Monopoly

The Monopoly game shows us that for over a century, the economic system behind land ownership has remained more or less the same in the western world. Each time we lose a monopoly game we realize how difficult it is to become an important player when you have only few properties in town, except when you´re extremely lucky on the dice. Each time we win, we understand how it really works well to be a monopolist –  of any kind in any place, be it in real estate, the fast food industry, nightlife, in New York, São Paulo or Manchester. Money you invest in land will bring you more money, while those who rent pay the bill. During economic crises however, these rules are turned upside-down.

Monopoly was based on the Landlord´s Game, a board game made in 1904 by Elizabeth Magie. She built the game according to the principles of Henry George, who stated that in essence all wealth comes from land ownership and that this should therefore be the main source of tax revenues in a fair society.
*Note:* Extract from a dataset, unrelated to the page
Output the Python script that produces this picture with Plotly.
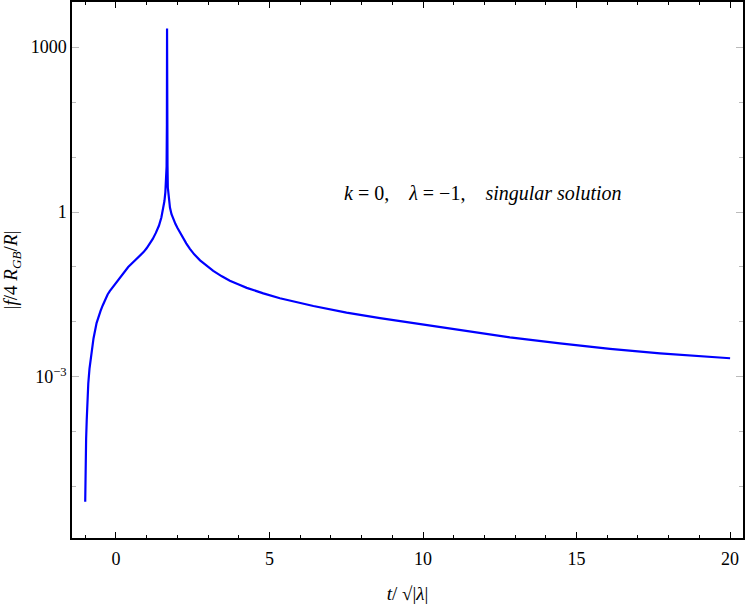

Magie used the game to demonstrate how rents enrich property owners and impoverish tenants. The consciousness of  this ongoing injustice would eventually encourage citizens to change the economic system, she thought. In the following hundred years, the Monopoly game has dominated the world, apparently without provoking such effects. In 1935 she sells the game patent to the Parker brothers. Shortly after the financial crisis of 1929, the emblematic game became an instant commercial success. Similar games were developed at the same time, such as Finance, in 1932.
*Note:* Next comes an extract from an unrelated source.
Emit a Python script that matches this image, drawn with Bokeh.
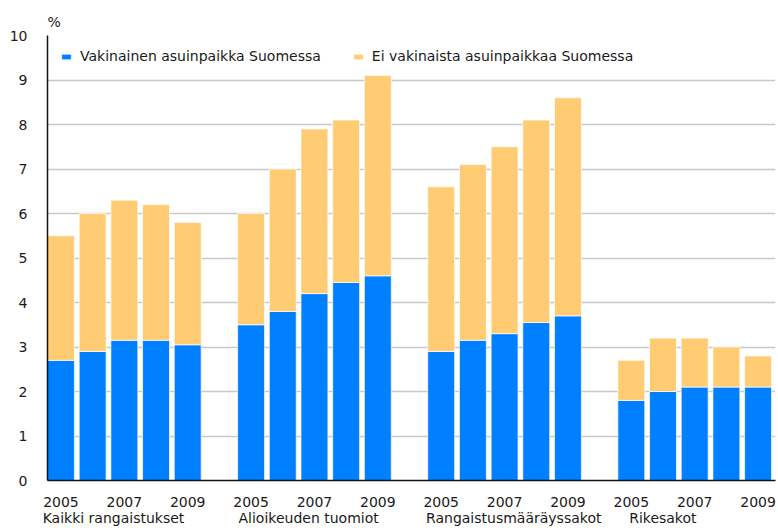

The well-known game board of New York still featured places like the Boardwalk, which would become abandoned realty failures only a few decades later. Newer game boards feature boom-towns like Hollywood and Las Vegas. Shortly after the oil crisis in the seventies, an Anti-Monopoly game was brought out by professor Ralph Anspach (San Fransisco University). In this game, the initial situation was in fact a monopoly, whereas the players had to try and return to a free market situation during the game. Numerous other -opoly games were made throughout the years, including Ghettopoly, a version dealing with Harlem and other delicate neighborhoods, which was considered shocking and racist. Recently, a Monopoly Recession Edition was launched, describing the collapsed real estate market of 2009, marked by foreclosures and bankruptcies. Fast Food Franchise is about becoming a snack food tycoon, while Rua Augusta monopolizes bars and night clubs in a popular leisure area of São Paulo. After urban space, the game format has recently been used to play competition and domination in cyberspace, for example in Googolopoly and Blogpoly.